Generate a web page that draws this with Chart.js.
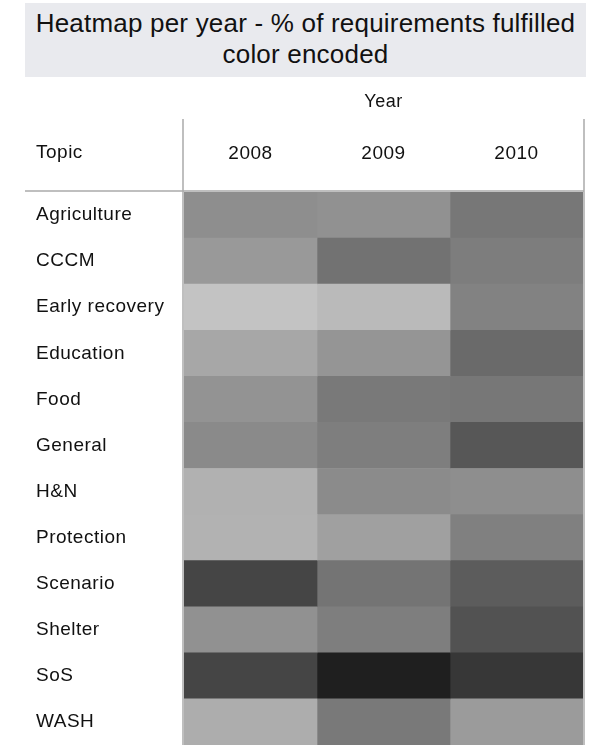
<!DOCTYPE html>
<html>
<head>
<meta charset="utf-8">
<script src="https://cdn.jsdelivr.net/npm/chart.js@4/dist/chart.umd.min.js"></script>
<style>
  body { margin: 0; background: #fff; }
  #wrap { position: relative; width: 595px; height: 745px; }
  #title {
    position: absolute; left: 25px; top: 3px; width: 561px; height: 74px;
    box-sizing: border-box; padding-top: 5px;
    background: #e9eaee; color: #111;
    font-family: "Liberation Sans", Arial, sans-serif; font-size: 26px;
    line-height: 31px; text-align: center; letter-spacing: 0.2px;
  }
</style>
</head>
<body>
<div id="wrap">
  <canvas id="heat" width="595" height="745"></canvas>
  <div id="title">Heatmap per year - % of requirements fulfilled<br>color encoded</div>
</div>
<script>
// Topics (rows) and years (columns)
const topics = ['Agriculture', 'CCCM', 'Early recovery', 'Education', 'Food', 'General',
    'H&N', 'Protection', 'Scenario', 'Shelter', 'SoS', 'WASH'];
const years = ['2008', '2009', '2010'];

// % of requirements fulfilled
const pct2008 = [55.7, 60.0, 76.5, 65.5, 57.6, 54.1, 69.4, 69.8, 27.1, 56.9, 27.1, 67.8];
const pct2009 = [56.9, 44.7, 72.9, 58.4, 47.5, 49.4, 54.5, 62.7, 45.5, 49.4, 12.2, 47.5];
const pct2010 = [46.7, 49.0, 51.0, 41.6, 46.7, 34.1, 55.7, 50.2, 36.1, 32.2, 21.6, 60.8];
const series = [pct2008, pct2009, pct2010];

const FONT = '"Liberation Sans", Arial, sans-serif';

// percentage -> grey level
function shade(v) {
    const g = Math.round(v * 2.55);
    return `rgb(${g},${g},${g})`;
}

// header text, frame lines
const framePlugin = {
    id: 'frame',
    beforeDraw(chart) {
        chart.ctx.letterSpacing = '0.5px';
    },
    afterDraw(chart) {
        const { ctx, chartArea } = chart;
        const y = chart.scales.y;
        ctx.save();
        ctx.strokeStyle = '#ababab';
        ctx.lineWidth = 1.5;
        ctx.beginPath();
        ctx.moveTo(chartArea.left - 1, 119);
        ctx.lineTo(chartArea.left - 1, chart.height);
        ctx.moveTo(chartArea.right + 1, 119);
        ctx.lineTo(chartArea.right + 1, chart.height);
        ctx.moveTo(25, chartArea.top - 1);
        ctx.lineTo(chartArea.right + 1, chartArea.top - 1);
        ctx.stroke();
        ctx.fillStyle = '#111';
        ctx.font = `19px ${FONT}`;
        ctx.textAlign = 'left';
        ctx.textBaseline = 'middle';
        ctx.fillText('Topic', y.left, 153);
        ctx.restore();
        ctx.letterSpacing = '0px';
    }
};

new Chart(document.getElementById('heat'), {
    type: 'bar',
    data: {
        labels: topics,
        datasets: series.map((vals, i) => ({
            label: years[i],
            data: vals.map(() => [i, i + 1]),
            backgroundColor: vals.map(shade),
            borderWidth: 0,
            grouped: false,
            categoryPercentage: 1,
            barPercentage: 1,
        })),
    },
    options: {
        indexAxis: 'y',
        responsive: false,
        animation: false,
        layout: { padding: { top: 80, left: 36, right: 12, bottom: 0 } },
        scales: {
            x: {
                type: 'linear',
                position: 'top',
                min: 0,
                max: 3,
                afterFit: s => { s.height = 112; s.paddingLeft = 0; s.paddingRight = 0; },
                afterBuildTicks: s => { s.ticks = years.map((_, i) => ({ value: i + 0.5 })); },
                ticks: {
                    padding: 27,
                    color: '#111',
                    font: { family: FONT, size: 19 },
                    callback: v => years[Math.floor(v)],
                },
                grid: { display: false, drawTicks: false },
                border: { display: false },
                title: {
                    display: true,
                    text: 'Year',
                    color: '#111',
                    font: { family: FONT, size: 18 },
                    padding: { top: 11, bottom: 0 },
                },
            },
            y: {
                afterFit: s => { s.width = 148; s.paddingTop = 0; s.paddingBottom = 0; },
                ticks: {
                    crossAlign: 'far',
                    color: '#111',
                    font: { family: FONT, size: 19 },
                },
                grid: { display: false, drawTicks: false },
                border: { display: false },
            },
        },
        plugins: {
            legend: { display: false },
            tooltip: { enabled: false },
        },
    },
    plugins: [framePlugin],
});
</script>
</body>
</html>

..............................

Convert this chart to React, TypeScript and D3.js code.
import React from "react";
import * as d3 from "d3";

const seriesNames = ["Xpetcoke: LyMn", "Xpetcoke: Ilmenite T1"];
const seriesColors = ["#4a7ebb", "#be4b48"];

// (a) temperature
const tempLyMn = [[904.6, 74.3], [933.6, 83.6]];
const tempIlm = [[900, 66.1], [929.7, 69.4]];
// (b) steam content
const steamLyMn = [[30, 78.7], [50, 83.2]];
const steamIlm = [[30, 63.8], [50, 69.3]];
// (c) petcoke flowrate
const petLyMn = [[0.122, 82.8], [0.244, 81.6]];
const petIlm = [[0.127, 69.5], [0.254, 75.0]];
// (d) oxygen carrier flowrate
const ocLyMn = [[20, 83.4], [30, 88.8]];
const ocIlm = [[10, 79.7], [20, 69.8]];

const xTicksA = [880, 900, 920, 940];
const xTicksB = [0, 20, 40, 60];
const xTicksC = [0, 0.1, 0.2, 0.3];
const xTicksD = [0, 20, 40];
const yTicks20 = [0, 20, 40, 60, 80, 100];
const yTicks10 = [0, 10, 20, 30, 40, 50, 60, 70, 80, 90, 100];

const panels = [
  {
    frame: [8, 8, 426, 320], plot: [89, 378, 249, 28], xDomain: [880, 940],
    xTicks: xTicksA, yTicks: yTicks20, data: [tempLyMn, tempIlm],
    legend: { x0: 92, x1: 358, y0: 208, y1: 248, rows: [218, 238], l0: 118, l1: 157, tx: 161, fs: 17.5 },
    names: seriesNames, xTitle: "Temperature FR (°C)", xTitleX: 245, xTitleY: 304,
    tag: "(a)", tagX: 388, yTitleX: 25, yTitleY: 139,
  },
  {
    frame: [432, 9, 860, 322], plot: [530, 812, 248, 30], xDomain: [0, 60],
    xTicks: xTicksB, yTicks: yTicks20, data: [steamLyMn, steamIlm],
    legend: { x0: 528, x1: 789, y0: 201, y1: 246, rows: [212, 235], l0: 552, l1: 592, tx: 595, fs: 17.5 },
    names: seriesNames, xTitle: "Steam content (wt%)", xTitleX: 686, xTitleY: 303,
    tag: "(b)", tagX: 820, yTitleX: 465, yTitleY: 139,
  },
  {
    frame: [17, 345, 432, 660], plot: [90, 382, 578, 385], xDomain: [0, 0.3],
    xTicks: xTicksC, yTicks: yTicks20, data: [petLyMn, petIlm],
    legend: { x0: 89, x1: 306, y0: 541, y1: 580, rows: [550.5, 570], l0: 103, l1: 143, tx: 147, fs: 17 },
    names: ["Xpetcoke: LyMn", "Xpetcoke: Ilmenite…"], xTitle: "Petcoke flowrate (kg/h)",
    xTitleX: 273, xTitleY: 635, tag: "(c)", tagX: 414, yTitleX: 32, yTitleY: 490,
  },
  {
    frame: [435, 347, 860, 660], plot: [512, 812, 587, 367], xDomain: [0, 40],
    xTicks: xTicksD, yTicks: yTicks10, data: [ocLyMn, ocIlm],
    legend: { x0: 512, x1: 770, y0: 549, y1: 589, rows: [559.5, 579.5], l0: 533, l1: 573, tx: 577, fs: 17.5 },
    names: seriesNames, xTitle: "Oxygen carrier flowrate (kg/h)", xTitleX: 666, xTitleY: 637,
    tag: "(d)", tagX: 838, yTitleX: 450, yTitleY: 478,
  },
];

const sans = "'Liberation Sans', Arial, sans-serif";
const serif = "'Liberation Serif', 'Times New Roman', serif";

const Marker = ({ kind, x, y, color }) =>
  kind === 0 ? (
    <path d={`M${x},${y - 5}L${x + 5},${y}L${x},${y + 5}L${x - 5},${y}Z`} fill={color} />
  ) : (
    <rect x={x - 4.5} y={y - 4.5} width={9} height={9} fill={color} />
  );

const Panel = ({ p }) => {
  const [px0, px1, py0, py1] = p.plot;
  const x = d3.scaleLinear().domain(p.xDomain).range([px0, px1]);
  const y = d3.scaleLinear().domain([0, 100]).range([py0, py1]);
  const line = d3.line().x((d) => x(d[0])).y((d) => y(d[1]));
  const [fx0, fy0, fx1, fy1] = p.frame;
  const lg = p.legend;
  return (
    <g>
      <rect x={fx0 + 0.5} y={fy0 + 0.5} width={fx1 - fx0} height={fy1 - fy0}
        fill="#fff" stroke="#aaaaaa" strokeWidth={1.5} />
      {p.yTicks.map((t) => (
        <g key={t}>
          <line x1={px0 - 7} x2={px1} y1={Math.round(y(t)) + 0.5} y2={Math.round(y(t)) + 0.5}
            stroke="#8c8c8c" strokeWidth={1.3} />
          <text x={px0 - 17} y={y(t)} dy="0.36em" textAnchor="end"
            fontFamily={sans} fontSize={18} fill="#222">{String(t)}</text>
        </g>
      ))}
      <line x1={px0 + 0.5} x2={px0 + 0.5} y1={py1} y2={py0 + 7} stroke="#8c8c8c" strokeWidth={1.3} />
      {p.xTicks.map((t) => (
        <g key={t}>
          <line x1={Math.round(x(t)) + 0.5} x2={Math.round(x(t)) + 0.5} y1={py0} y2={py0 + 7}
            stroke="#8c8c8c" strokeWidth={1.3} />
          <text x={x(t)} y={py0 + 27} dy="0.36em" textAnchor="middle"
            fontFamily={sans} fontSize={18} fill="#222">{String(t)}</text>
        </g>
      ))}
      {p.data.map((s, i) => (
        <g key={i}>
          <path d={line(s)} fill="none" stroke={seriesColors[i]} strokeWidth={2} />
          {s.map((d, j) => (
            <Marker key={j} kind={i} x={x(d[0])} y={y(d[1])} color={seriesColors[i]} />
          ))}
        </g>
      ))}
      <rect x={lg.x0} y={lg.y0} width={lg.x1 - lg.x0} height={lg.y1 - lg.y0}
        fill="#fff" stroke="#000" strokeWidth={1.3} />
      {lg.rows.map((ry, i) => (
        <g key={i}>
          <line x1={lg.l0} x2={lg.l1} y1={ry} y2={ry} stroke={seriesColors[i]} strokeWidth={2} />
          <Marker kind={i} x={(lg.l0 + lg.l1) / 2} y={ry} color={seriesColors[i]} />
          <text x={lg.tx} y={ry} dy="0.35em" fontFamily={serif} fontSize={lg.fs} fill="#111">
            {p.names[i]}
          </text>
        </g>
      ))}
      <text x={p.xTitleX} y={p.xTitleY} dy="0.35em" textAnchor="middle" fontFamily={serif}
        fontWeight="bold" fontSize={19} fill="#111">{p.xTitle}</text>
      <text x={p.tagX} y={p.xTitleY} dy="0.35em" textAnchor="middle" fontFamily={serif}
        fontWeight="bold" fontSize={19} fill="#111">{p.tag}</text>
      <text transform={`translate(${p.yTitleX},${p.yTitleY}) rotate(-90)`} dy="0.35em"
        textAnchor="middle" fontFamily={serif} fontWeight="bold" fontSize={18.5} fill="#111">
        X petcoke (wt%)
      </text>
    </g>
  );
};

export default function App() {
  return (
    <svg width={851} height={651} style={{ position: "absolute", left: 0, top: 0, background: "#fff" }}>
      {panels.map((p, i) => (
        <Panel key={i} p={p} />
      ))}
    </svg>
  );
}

..............................

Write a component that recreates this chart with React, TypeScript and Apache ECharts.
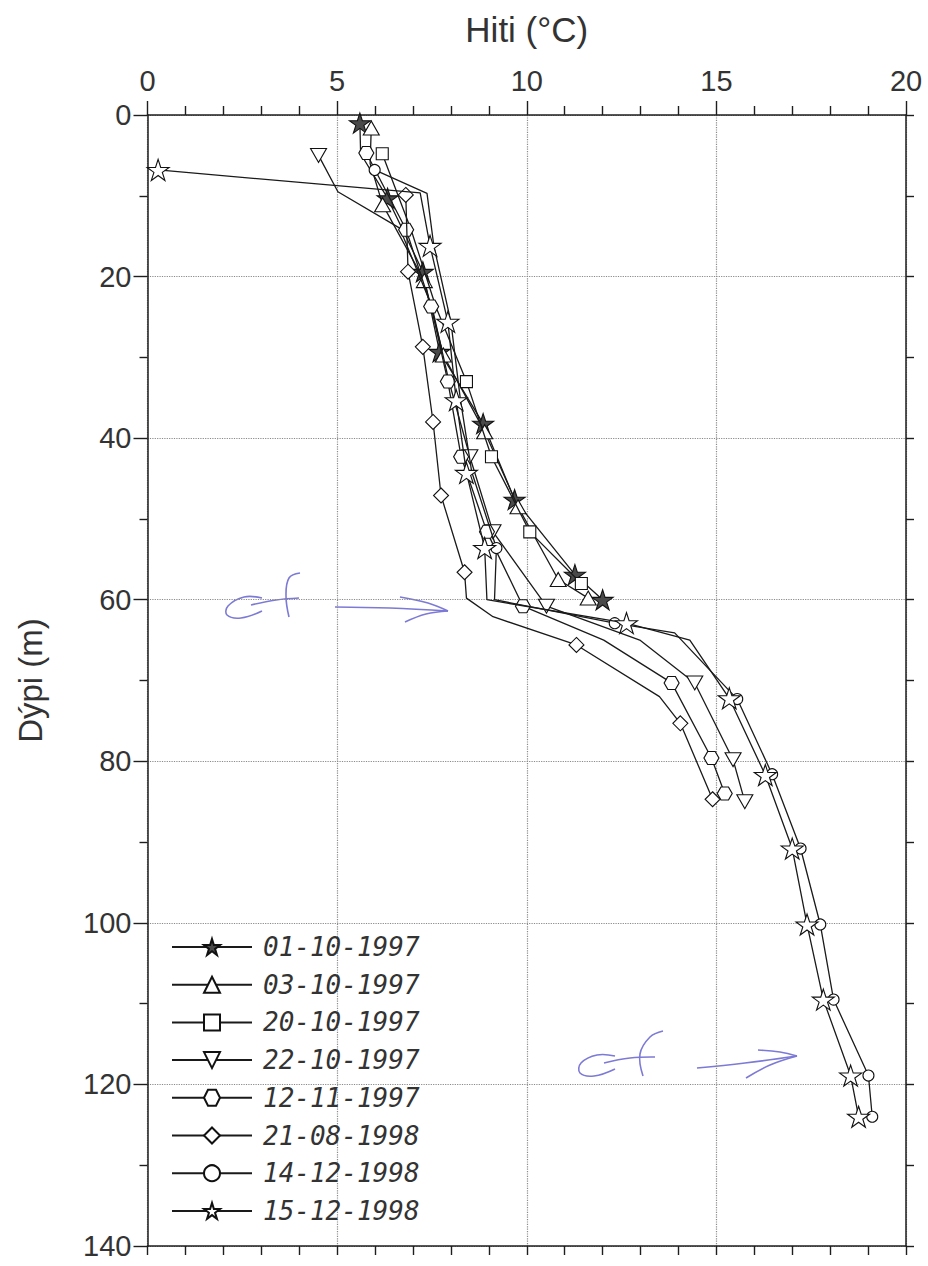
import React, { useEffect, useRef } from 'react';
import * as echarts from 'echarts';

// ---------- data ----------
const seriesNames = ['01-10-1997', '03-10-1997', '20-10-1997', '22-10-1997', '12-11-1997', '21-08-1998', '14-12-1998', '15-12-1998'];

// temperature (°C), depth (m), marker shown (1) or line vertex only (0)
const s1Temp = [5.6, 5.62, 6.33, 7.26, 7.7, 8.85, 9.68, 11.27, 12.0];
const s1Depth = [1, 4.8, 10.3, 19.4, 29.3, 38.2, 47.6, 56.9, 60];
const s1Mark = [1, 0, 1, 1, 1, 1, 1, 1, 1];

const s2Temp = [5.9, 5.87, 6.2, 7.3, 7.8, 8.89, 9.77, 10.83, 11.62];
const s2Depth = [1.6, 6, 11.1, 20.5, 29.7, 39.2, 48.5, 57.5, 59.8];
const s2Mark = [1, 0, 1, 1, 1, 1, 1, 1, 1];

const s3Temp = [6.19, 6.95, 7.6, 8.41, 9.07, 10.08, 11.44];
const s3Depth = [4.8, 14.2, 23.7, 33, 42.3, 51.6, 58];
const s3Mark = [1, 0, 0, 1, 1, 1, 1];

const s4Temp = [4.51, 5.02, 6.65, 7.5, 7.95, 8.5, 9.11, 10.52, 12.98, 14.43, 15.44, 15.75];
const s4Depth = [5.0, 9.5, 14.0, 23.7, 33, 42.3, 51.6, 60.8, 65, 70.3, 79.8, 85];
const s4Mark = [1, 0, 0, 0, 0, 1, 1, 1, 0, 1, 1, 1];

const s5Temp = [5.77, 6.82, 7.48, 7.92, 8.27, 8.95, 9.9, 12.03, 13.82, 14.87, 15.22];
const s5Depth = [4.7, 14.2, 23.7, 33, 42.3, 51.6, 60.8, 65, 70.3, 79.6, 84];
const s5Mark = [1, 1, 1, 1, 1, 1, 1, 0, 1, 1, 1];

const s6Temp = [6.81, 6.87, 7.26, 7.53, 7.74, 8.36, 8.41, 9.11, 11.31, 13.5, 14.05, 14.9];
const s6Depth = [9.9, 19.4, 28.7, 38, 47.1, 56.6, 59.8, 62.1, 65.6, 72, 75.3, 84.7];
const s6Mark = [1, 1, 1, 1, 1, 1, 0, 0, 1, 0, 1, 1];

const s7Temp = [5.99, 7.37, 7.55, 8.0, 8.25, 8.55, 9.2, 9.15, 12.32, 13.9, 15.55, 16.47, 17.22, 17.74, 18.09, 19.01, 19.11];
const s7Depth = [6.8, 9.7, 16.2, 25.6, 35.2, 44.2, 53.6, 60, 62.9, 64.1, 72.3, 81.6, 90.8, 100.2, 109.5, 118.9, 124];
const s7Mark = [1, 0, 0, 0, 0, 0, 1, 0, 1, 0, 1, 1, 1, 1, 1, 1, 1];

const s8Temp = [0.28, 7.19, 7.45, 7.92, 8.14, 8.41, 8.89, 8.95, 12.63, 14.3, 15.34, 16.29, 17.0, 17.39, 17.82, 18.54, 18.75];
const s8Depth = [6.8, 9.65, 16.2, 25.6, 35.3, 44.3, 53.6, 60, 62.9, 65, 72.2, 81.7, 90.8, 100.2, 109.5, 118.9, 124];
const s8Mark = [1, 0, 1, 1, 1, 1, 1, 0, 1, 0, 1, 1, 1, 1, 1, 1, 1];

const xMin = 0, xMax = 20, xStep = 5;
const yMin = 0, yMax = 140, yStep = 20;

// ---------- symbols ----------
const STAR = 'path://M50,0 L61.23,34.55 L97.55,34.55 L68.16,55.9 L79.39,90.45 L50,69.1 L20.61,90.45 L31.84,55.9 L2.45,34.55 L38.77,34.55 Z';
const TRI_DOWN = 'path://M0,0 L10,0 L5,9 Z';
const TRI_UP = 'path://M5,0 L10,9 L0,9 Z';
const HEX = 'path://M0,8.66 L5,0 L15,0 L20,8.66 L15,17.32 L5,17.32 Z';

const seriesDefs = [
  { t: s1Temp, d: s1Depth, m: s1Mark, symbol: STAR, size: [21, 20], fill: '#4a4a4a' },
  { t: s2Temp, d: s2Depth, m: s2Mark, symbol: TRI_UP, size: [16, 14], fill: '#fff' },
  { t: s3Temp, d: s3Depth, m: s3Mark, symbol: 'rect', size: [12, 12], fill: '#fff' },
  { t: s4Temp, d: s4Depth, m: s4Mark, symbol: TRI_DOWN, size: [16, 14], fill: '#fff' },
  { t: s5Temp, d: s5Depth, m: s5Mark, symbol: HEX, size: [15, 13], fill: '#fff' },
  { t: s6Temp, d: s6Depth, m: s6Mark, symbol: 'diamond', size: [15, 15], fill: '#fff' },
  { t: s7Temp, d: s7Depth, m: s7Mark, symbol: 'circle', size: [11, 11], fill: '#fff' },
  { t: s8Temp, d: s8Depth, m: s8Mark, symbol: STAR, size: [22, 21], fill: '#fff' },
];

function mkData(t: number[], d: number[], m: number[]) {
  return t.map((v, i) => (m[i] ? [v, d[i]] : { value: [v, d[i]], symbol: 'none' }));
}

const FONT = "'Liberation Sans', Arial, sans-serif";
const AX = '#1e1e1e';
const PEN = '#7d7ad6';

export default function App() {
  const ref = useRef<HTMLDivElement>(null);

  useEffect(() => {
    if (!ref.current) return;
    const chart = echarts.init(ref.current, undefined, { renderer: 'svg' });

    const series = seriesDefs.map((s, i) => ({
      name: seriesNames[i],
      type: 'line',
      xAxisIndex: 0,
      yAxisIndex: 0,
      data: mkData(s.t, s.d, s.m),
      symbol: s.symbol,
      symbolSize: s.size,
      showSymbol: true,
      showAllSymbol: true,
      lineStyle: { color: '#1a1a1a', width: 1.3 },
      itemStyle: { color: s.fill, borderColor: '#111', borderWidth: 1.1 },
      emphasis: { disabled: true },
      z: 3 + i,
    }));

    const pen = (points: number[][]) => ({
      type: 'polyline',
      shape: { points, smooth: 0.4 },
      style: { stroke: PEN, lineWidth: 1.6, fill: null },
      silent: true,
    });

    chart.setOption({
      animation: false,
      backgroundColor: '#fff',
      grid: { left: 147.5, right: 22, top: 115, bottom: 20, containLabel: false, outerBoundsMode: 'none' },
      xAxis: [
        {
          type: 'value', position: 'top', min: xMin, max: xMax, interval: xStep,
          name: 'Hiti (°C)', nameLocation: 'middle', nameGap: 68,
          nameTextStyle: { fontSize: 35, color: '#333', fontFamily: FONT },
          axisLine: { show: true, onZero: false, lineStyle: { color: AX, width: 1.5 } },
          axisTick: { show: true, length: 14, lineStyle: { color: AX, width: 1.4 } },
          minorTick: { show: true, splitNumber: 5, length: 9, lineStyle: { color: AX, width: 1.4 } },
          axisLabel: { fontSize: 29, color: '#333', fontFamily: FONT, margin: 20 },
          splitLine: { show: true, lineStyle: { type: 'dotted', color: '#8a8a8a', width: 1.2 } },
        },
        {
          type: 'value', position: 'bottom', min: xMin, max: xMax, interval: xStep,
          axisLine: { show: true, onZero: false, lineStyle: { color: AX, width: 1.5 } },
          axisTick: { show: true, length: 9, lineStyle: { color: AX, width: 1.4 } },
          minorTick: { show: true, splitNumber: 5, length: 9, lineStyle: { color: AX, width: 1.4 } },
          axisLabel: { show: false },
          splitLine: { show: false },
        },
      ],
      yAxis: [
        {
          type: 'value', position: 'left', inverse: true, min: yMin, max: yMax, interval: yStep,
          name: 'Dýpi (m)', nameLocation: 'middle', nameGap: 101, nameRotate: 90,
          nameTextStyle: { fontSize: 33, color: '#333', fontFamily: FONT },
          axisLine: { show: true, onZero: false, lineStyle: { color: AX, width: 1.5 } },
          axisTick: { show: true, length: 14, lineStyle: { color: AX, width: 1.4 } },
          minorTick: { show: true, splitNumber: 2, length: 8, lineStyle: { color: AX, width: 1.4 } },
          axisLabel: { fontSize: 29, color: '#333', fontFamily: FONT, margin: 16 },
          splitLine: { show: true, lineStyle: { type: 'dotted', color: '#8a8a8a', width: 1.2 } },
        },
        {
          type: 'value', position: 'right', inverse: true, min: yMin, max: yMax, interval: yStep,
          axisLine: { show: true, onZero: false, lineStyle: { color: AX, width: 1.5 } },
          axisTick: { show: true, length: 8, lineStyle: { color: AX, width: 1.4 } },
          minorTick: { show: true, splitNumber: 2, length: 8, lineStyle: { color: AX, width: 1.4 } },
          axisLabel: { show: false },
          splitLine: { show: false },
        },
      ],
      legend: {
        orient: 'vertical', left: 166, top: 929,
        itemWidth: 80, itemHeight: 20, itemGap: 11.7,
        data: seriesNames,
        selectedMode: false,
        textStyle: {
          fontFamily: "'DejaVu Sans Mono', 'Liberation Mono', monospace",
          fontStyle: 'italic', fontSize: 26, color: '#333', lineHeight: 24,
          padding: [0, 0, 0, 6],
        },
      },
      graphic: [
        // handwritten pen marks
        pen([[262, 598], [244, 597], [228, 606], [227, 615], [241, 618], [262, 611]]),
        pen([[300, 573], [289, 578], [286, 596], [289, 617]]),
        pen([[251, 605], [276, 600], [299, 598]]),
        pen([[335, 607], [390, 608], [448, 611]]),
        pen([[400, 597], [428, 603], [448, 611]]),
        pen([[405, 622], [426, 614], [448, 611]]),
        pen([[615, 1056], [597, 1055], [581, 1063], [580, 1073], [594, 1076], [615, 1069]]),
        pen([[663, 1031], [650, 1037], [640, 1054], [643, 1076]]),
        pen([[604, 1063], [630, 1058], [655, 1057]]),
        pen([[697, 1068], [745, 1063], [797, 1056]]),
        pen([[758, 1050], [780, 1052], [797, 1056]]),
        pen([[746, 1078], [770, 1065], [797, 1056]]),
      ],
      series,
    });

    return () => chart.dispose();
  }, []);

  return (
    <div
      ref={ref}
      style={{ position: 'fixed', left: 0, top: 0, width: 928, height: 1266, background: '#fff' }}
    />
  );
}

..............................

Give again, word for word, the lines starting at the line that has "Convert this chart" and ending at the line that has "80, 90, 100];", with both of those lines included and nothing else.

* [OUTPUT BELOW]:
Convert this chart to React, TypeScript and D3.js code.
import React from "react";
import * as d3 from "d3";

const seriesNames = ["Xpetcoke: LyMn", "Xpetcoke: Ilmenite T1"];
const seriesColors = ["#4a7ebb", "#be4b48"];

// (a) temperature
const tempLyMn = [[904.6, 74.3], [933.6, 83.6]];
const tempIlm = [[900, 66.1], [929.7, 69.4]];
// (b) steam content
const steamLyMn = [[30, 78.7], [50, 83.2]];
const steamIlm = [[30, 63.8], [50, 69.3]];
// (c) petcoke flowrate
const petLyMn = [[0.122, 82.8], [0.244, 81.6]];
const petIlm = [[0.127, 69.5], [0.254, 75.0]];
// (d) oxygen carrier flowrate
const ocLyMn = [[20, 83.4], [30, 88.8]];
const ocIlm = [[10, 79.7], [20, 69.8]];

const xTicksA = [880, 900, 920, 940];
const xTicksB = [0, 20, 40, 60];
const xTicksC = [0, 0.1, 0.2, 0.3];
const xTicksD = [0, 20, 40];
const yTicks20 = [0, 20, 40, 60, 80, 100];
const yTicks10 = [0, 10, 20, 30, 40, 50, 60, 70, 80, 90, 100];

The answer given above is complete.